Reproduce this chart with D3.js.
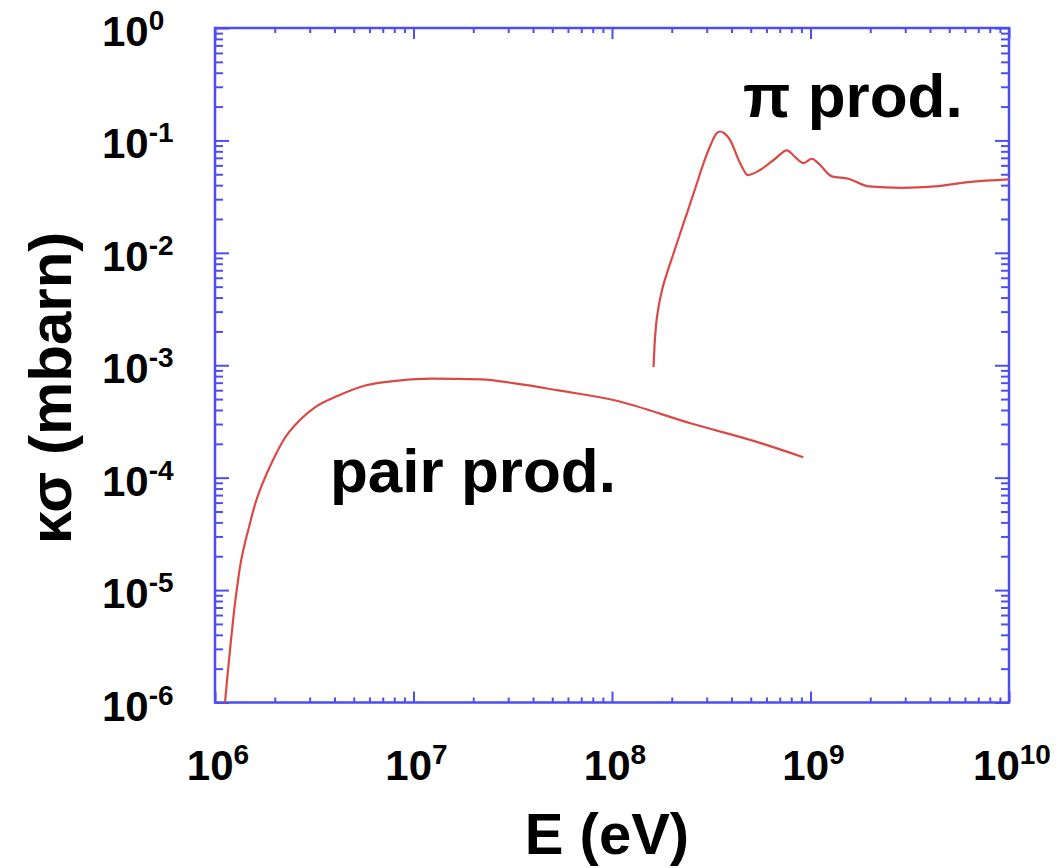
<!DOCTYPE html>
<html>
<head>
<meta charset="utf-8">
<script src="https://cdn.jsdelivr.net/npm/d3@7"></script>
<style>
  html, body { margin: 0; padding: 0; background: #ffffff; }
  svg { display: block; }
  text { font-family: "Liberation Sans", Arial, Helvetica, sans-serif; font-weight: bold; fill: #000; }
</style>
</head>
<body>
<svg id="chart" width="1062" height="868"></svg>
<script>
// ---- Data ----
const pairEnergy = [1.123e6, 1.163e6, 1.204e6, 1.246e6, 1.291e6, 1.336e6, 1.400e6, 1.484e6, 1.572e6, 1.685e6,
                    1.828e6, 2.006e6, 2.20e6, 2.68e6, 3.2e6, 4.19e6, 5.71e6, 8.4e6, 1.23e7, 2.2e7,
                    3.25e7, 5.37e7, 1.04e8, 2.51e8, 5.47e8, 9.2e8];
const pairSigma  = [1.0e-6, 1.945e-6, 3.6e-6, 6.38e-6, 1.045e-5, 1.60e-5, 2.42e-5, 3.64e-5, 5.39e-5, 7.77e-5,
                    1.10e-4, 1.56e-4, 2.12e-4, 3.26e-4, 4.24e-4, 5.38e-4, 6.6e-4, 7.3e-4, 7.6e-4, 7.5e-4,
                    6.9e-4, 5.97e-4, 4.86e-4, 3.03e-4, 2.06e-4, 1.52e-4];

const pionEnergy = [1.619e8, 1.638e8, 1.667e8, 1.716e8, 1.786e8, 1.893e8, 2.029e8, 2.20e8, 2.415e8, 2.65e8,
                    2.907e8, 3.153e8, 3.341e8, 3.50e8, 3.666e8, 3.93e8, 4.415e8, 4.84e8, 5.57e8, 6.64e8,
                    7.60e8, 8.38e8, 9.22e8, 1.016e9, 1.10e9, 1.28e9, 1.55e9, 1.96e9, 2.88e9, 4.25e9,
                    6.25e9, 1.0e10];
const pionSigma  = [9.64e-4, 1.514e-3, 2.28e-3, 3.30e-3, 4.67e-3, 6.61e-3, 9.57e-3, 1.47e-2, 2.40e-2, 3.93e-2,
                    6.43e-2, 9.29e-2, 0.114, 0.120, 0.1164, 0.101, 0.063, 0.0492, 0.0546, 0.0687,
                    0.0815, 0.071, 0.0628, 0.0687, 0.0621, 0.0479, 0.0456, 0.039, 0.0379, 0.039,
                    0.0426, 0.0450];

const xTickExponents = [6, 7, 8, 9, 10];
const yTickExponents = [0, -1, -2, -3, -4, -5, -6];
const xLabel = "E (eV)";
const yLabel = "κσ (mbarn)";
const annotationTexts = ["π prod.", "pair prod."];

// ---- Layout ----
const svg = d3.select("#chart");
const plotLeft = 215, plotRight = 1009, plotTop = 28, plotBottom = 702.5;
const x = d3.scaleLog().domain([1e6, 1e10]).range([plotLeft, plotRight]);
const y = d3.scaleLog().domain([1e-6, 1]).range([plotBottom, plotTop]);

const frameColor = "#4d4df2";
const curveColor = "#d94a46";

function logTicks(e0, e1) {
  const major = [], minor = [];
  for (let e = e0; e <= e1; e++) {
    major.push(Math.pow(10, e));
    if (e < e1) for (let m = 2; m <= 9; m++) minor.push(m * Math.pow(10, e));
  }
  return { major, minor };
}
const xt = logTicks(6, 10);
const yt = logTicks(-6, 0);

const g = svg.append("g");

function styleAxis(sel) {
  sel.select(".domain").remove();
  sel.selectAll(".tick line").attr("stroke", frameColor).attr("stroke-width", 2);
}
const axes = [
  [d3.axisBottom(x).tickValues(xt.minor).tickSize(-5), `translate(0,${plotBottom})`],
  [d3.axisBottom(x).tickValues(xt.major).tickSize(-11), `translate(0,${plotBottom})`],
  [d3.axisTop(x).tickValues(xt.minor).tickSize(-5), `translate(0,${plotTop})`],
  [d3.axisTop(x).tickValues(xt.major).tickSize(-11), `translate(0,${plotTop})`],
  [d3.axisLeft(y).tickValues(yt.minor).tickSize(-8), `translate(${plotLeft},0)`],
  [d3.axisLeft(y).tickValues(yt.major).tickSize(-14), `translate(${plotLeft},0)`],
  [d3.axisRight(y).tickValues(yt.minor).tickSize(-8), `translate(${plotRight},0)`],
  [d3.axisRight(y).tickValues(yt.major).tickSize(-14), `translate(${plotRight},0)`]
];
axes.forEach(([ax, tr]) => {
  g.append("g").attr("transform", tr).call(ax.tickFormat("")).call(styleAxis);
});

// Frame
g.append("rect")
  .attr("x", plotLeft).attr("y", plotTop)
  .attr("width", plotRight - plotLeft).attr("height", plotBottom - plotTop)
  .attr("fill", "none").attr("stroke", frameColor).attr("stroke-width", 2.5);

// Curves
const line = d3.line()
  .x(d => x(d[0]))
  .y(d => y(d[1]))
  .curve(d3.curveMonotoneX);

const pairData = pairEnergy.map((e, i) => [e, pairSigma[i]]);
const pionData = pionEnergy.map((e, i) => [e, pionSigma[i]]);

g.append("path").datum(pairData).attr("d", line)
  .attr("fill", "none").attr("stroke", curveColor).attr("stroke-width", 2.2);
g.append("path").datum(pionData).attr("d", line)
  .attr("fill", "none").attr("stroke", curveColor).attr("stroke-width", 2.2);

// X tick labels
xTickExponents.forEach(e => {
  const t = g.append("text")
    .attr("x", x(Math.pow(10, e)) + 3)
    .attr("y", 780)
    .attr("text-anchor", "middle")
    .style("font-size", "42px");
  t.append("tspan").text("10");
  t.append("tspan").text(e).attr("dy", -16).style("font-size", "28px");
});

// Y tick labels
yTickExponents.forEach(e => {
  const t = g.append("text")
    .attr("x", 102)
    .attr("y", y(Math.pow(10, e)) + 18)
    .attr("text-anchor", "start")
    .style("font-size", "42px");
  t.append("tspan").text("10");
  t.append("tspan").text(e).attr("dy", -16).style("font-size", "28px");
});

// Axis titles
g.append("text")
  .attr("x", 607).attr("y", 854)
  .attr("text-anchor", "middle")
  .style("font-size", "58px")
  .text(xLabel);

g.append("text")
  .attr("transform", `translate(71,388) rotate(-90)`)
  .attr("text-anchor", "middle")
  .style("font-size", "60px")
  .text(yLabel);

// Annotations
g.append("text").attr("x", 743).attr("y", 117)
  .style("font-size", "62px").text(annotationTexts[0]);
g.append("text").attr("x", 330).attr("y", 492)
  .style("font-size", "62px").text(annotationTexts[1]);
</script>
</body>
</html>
---
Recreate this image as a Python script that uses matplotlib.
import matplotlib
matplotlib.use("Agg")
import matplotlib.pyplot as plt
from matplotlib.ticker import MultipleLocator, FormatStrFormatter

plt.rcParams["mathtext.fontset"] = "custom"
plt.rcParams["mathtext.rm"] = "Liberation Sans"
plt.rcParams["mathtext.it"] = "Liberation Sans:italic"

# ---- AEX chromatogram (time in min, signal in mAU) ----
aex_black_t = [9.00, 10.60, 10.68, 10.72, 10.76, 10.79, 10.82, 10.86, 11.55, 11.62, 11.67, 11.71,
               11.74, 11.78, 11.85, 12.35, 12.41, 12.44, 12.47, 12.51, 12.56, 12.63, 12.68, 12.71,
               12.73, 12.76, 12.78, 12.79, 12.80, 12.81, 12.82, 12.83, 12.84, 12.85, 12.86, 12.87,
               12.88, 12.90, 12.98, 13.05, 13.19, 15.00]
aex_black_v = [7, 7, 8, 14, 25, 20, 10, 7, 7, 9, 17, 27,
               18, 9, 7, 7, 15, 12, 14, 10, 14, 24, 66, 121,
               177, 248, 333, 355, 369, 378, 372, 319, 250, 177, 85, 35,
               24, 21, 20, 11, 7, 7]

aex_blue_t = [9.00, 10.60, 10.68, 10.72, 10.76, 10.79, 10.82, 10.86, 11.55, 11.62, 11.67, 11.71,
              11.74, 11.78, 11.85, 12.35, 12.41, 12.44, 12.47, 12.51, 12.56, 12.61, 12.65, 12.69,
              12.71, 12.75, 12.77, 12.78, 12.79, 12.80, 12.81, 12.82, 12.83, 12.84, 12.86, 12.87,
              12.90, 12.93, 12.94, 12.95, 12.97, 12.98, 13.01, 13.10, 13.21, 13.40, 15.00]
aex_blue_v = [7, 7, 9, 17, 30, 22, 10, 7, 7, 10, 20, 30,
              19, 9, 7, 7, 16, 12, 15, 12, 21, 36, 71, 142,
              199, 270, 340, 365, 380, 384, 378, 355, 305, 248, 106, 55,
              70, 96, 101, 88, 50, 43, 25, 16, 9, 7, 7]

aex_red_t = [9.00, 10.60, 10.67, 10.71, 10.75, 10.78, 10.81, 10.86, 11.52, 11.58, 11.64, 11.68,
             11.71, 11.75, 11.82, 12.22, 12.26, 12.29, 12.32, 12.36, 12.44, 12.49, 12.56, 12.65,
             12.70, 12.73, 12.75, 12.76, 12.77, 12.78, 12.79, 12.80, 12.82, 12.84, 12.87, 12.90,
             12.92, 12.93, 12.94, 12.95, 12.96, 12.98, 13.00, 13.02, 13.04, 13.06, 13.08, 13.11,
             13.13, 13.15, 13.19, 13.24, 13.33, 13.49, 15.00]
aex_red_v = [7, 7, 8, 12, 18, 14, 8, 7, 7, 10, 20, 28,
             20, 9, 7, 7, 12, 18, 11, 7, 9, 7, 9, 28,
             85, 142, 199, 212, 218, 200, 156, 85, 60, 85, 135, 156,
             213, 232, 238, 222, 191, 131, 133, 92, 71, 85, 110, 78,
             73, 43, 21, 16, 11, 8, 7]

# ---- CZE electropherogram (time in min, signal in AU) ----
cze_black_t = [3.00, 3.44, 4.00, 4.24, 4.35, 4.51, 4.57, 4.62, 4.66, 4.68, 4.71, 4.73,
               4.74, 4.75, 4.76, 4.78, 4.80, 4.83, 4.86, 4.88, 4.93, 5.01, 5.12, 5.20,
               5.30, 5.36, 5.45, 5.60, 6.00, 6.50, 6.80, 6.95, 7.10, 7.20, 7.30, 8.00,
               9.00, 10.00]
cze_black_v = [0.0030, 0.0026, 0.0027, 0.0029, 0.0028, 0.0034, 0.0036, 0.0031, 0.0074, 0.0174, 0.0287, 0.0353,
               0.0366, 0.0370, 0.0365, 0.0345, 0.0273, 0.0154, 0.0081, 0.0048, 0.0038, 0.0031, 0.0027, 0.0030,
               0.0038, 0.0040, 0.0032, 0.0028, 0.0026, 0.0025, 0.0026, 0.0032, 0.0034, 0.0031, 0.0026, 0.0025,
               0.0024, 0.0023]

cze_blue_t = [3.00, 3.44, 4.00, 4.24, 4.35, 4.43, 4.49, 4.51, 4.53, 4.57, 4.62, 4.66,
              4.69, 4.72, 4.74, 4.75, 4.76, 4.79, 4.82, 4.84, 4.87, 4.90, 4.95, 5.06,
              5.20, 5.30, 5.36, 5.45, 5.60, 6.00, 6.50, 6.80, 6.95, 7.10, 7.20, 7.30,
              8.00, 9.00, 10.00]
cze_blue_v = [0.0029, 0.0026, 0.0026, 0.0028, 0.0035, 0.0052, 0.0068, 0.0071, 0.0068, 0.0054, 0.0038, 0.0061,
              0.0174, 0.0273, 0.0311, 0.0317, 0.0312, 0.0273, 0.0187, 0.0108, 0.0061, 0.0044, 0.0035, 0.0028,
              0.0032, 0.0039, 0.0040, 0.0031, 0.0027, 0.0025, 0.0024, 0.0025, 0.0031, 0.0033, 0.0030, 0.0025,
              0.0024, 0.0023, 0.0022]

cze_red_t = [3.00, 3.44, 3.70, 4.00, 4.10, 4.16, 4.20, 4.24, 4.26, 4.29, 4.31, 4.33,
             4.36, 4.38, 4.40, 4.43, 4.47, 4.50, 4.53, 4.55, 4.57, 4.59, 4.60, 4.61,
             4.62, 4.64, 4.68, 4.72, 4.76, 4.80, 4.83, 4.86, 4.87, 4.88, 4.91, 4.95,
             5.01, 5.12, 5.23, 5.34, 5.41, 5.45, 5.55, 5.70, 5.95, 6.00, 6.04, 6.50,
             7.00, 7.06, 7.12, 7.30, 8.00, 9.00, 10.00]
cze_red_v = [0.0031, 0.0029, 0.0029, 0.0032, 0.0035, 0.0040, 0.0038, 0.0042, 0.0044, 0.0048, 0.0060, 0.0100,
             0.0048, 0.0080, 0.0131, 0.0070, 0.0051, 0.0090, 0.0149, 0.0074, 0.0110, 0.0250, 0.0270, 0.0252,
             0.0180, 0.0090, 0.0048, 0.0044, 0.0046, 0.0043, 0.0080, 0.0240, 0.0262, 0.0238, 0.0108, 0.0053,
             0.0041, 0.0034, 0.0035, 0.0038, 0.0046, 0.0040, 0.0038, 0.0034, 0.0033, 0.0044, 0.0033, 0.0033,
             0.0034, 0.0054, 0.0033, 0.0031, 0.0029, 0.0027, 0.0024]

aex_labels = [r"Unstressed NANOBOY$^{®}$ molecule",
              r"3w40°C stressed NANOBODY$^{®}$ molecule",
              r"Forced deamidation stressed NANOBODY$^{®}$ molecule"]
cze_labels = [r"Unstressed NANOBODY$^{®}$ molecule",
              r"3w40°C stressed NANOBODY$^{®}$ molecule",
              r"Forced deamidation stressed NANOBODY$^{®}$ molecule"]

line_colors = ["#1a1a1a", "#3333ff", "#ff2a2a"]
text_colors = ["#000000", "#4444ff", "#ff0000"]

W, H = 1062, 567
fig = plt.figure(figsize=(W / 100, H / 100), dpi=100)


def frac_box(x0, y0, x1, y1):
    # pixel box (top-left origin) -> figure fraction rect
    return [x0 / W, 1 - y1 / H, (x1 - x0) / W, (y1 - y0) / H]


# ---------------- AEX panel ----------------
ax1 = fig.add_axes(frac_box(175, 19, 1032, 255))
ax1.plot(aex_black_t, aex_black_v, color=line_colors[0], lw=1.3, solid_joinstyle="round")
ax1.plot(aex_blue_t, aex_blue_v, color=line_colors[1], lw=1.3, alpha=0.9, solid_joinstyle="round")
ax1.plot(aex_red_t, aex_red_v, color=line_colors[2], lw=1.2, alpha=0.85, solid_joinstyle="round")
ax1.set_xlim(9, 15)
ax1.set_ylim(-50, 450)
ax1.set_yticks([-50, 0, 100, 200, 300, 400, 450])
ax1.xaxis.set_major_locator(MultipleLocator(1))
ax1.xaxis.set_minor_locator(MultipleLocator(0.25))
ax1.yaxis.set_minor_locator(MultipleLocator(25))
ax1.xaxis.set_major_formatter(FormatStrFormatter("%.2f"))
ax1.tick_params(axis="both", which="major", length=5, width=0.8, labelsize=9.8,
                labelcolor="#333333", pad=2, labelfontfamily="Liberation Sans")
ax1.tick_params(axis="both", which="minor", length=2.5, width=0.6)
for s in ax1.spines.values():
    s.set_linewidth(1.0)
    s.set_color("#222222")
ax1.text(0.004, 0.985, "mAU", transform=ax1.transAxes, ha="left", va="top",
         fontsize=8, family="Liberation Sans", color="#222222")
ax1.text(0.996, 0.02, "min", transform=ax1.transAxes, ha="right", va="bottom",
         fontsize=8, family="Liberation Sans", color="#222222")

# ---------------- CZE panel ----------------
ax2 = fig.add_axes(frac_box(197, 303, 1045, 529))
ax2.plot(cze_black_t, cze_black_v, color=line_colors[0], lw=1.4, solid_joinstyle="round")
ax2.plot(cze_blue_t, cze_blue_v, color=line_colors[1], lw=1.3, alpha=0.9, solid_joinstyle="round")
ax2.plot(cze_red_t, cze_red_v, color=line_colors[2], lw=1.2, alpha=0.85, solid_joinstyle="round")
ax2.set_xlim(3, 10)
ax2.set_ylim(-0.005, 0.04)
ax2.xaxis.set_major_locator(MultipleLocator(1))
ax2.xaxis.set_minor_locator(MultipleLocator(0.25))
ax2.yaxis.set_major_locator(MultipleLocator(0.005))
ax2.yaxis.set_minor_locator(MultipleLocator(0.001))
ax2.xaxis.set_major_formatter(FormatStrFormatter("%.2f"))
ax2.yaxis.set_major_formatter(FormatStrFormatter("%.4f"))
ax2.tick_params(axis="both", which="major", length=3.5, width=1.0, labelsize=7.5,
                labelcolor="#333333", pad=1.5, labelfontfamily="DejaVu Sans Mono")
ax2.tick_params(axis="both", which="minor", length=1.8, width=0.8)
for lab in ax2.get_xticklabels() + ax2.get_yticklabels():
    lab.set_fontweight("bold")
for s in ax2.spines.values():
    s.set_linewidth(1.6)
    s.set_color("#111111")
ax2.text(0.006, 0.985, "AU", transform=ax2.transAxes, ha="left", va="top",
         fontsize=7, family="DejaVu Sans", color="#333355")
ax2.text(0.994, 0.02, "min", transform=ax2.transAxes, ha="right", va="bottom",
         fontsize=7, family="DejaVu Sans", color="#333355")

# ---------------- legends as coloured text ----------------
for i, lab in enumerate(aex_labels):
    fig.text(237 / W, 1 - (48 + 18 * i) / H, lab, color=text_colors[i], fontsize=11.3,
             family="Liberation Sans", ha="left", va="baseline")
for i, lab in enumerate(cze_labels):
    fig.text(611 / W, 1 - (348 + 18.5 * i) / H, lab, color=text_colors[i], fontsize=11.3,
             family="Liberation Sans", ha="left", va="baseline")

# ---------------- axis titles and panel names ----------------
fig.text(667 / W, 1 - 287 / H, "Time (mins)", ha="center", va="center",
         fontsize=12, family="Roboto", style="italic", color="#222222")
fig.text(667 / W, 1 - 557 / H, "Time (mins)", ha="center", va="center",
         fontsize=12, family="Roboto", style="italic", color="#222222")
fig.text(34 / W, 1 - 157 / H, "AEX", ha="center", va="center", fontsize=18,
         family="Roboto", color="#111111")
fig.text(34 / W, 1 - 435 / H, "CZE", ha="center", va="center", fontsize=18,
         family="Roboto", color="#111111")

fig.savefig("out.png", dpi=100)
--
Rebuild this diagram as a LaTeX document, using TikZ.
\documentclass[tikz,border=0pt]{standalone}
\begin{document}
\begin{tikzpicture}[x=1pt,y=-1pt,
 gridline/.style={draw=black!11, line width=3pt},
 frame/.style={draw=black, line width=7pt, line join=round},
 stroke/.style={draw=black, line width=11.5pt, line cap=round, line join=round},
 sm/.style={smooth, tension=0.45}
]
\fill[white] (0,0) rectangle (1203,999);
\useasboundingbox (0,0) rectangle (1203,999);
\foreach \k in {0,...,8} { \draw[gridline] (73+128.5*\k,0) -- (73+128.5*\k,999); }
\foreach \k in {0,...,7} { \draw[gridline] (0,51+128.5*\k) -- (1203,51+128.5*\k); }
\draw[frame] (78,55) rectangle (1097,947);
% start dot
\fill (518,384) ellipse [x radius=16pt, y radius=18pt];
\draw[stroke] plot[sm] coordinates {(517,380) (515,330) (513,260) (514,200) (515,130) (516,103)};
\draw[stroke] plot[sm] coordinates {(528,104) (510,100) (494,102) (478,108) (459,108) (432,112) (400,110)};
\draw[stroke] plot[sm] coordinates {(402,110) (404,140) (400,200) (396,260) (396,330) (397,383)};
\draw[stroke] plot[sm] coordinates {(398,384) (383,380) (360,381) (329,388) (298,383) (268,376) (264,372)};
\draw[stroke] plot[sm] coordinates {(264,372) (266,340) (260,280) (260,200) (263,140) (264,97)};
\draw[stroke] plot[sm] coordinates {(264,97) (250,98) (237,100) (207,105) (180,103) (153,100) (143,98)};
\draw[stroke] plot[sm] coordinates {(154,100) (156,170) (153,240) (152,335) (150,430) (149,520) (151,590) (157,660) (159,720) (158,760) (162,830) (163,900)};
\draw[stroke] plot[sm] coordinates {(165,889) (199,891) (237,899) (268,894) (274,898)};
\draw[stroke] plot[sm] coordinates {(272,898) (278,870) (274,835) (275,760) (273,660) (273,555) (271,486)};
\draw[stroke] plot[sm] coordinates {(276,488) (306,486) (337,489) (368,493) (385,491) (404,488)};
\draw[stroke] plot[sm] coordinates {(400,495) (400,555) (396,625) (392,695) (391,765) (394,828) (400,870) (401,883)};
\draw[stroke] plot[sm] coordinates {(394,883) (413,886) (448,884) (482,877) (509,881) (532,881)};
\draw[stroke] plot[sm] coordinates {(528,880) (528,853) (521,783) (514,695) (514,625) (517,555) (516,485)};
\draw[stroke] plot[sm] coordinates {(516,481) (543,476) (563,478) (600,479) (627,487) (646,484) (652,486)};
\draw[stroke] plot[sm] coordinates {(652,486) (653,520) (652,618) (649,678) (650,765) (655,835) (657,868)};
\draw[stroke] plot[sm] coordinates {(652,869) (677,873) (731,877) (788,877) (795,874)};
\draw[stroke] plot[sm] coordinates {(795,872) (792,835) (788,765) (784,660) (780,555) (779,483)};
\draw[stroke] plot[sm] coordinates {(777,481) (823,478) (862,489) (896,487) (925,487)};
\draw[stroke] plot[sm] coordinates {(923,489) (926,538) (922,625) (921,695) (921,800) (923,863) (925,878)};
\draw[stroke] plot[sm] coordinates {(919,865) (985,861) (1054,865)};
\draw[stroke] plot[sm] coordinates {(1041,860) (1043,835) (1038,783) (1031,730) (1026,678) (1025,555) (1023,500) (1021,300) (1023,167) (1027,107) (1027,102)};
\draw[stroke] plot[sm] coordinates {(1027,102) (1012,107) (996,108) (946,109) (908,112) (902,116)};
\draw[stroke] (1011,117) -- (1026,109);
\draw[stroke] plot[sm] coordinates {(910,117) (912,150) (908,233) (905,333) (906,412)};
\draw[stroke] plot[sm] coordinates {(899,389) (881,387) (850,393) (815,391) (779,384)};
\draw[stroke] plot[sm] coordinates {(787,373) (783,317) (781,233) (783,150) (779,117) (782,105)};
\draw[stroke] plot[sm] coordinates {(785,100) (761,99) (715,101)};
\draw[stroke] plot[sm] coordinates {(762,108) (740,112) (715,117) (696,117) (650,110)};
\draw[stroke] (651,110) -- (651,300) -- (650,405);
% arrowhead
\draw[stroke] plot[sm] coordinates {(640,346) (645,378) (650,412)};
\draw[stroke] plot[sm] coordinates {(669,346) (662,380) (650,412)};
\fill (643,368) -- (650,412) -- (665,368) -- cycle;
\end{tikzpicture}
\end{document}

### Given problem
Extract, without any images, the part of the material above that opens with the line containing "Reproduce this chart with D3.js." and closes with the line containing "6.9e-4, 5.97e-4, 4.86e-4, 3.03e-4, 2.06e-4, 1.52e-4];", both lines included.

### Written reply
Reproduce this chart with D3.js.
<!DOCTYPE html>
<html>
<head>
<meta charset="utf-8">
<script src="https://cdn.jsdelivr.net/npm/d3@7"></script>
<style>
  html, body { margin: 0; padding: 0; background: #ffffff; }
  svg { display: block; }
  text { font-family: "Liberation Sans", Arial, Helvetica, sans-serif; font-weight: bold; fill: #000; }
</style>
</head>
<body>
<svg id="chart" width="1062" height="868"></svg>
<script>
// ---- Data ----
const pairEnergy = [1.123e6, 1.163e6, 1.204e6, 1.246e6, 1.291e6, 1.336e6, 1.400e6, 1.484e6, 1.572e6, 1.685e6,
                    1.828e6, 2.006e6, 2.20e6, 2.68e6, 3.2e6, 4.19e6, 5.71e6, 8.4e6, 1.23e7, 2.2e7,
                    3.25e7, 5.37e7, 1.04e8, 2.51e8, 5.47e8, 9.2e8];
const pairSigma  = [1.0e-6, 1.945e-6, 3.6e-6, 6.38e-6, 1.045e-5, 1.60e-5, 2.42e-5, 3.64e-5, 5.39e-5, 7.77e-5,
                    1.10e-4, 1.56e-4, 2.12e-4, 3.26e-4, 4.24e-4, 5.38e-4, 6.6e-4, 7.3e-4, 7.6e-4, 7.5e-4,
                    6.9e-4, 5.97e-4, 4.86e-4, 3.03e-4, 2.06e-4, 1.52e-4];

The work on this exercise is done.